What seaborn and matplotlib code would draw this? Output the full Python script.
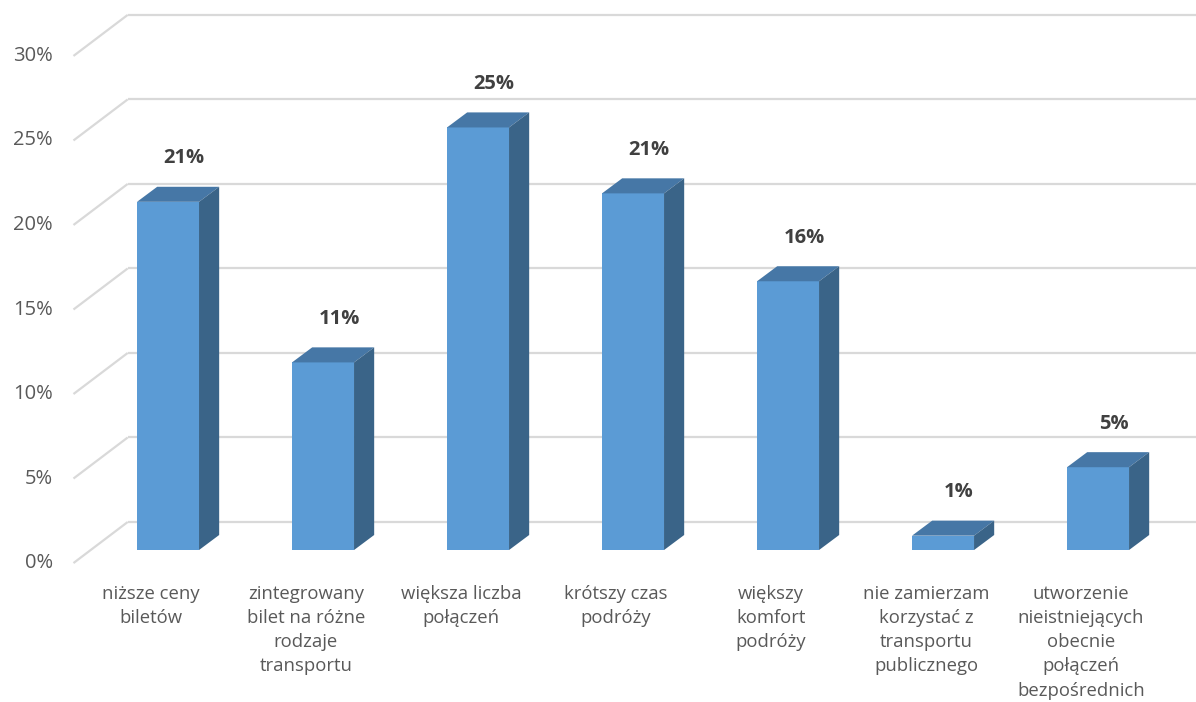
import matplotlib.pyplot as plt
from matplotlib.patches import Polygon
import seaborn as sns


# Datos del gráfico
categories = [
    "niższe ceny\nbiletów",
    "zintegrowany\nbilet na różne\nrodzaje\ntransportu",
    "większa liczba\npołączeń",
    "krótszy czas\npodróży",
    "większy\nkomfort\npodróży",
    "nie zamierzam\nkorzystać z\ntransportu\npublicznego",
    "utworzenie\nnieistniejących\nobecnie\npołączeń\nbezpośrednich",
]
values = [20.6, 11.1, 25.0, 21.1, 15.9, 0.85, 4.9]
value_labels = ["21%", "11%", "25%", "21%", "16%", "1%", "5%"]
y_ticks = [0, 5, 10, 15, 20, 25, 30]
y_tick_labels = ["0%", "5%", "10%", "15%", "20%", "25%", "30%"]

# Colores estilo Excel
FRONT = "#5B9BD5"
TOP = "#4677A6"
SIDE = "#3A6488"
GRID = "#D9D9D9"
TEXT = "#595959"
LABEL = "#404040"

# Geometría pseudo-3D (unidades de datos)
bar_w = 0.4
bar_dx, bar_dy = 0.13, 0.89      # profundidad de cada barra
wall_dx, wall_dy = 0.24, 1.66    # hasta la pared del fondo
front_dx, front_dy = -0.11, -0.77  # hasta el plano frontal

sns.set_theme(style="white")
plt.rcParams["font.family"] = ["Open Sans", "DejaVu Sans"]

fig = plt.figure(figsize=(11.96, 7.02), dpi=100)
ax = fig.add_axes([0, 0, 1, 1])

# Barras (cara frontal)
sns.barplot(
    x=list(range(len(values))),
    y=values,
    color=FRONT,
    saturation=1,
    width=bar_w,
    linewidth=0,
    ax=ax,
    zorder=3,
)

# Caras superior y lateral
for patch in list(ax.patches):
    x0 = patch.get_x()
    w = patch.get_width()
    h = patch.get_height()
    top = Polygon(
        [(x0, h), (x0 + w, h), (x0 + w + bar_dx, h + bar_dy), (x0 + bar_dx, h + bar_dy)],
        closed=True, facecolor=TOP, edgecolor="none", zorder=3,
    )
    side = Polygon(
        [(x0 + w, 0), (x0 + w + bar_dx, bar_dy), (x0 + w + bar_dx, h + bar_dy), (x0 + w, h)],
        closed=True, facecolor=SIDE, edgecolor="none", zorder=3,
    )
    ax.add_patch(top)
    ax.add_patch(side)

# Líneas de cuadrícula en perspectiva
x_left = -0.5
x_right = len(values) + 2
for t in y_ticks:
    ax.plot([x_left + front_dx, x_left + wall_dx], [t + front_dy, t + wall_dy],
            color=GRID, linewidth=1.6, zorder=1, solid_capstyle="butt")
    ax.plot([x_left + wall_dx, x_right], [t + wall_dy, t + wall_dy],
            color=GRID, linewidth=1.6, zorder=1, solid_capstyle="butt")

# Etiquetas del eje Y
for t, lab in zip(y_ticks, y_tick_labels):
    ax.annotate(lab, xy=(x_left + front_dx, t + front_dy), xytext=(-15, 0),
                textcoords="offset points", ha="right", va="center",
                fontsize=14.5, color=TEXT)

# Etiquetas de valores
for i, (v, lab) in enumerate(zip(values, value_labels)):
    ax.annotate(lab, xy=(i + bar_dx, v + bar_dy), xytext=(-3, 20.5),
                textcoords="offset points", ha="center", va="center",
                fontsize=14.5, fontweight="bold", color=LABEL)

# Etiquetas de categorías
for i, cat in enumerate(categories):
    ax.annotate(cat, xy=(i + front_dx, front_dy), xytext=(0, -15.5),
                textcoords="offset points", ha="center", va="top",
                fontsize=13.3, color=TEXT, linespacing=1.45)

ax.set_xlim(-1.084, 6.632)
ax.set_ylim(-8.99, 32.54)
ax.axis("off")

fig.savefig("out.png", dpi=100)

→ **Written instruction**: Everything from the first line to the line with "import seaborn as sns" must be repeated exactly, and nothing else. Leave the pictures out.

→ **Answer for the task**:
What seaborn and matplotlib code would draw this? Output the full Python script.
import matplotlib.pyplot as plt
from matplotlib.patches import Polygon
import seaborn as sns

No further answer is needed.